Rows from a dataset of charts and code:
* start *
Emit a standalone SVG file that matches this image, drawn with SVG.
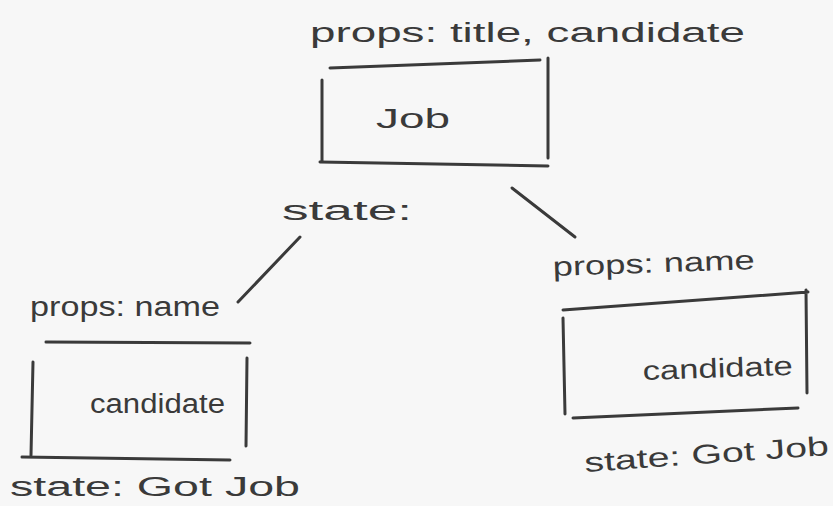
<svg xmlns="http://www.w3.org/2000/svg" width="833" height="506" viewBox="0 0 833 506">
<style>
.ink{fill:none;stroke:#3a3a3a;stroke-width:3;stroke-linecap:round}
.t{font-family:"Liberation Sans","DejaVu Sans",sans-serif;fill:#3a3a3a;font-size:27px}
</style>
<rect width="833" height="506" fill="#f7f7f7"/>
<g id="job">
<text class="t" x="310" y="42" textLength="435" lengthAdjust="spacingAndGlyphs">props: title, candidate</text>
<path class="ink" d="M330 68 L540 60 M322 80 L322 160 M548 58 L548 158 M320 162 L548 166"/>
<text class="t" x="376" y="128" textLength="74" lengthAdjust="spacingAndGlyphs">Job</text>
<text class="t" x="282" y="220" textLength="130" lengthAdjust="spacingAndGlyphs">state:</text>
</g>
<g id="candidate-left">
<text class="t" x="30" y="316" textLength="190" lengthAdjust="spacingAndGlyphs">props: name</text>
<path class="ink" d="M46 342 L250 343 M33 362 L31 455 M247 358 L246 446 M22 457 L230 460"/>
<text class="t" x="90" y="413" textLength="135" lengthAdjust="spacingAndGlyphs">candidate</text>
<text class="t" x="10" y="496" font-size="25" textLength="290" lengthAdjust="spacingAndGlyphs">state:  Got Job</text>
</g>
<g id="candidate-right">
<text class="t" x="553" y="276" textLength="202" lengthAdjust="spacingAndGlyphs" transform="rotate(-2 553 276)">props: name</text>
<path class="ink" d="M563 310 L808 292 M563 318 L565 414 M806 290 L807 393 M573 418 L798 408"/>
<text class="t" x="643" y="380" textLength="150" lengthAdjust="spacingAndGlyphs" transform="rotate(-2 643 380)">candidate</text>
<text class="t" x="585" y="472" textLength="245" lengthAdjust="spacingAndGlyphs" transform="rotate(-4 585 472)">state: Got Job</text>
</g>
<g id="connectors">
<path class="ink" d="M300 237 L238 302"/>
<path class="ink" d="M512 188 L575 237"/>
</g>
</svg>
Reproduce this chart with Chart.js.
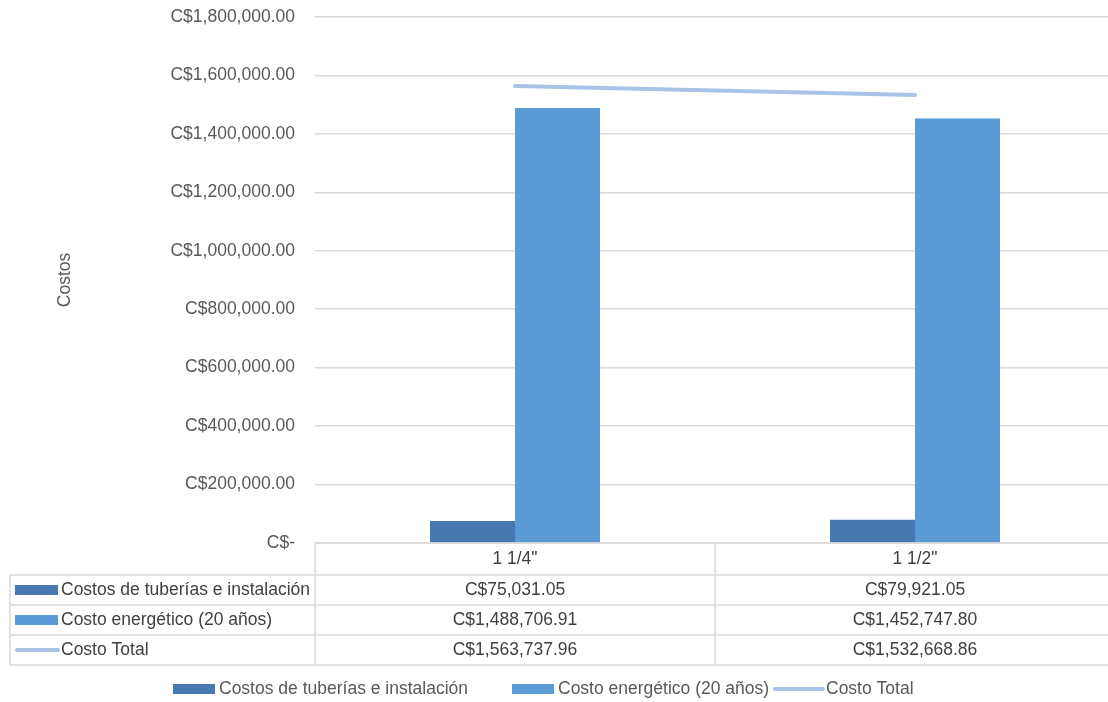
* end *
PROBLEM STATEMENT: Write the listing out a second time exactly, dropping all images.

WRITTEN ANSWER:
Emit a standalone SVG file that matches this image, drawn with SVG.
<svg xmlns="http://www.w3.org/2000/svg" width="833" height="506" viewBox="0 0 833 506">
<style>
.ink{fill:none;stroke:#3a3a3a;stroke-width:3;stroke-linecap:round}
.t{font-family:"Liberation Sans","DejaVu Sans",sans-serif;fill:#3a3a3a;font-size:27px}
</style>
<rect width="833" height="506" fill="#f7f7f7"/>
<g id="job">
<text class="t" x="310" y="42" textLength="435" lengthAdjust="spacingAndGlyphs">props: title, candidate</text>
<path class="ink" d="M330 68 L540 60 M322 80 L322 160 M548 58 L548 158 M320 162 L548 166"/>
<text class="t" x="376" y="128" textLength="74" lengthAdjust="spacingAndGlyphs">Job</text>
<text class="t" x="282" y="220" textLength="130" lengthAdjust="spacingAndGlyphs">state:</text>
</g>
<g id="candidate-left">
<text class="t" x="30" y="316" textLength="190" lengthAdjust="spacingAndGlyphs">props: name</text>
<path class="ink" d="M46 342 L250 343 M33 362 L31 455 M247 358 L246 446 M22 457 L230 460"/>
<text class="t" x="90" y="413" textLength="135" lengthAdjust="spacingAndGlyphs">candidate</text>
<text class="t" x="10" y="496" font-size="25" textLength="290" lengthAdjust="spacingAndGlyphs">state:  Got Job</text>
</g>
<g id="candidate-right">
<text class="t" x="553" y="276" textLength="202" lengthAdjust="spacingAndGlyphs" transform="rotate(-2 553 276)">props: name</text>
<path class="ink" d="M563 310 L808 292 M563 318 L565 414 M806 290 L807 393 M573 418 L798 408"/>
<text class="t" x="643" y="380" textLength="150" lengthAdjust="spacingAndGlyphs" transform="rotate(-2 643 380)">candidate</text>
<text class="t" x="585" y="472" textLength="245" lengthAdjust="spacingAndGlyphs" transform="rotate(-4 585 472)">state: Got Job</text>
</g>
<g id="connectors">
<path class="ink" d="M300 237 L238 302"/>
<path class="ink" d="M512 188 L575 237"/>
</g>
</svg>
Reproduce this chart with Chart.js.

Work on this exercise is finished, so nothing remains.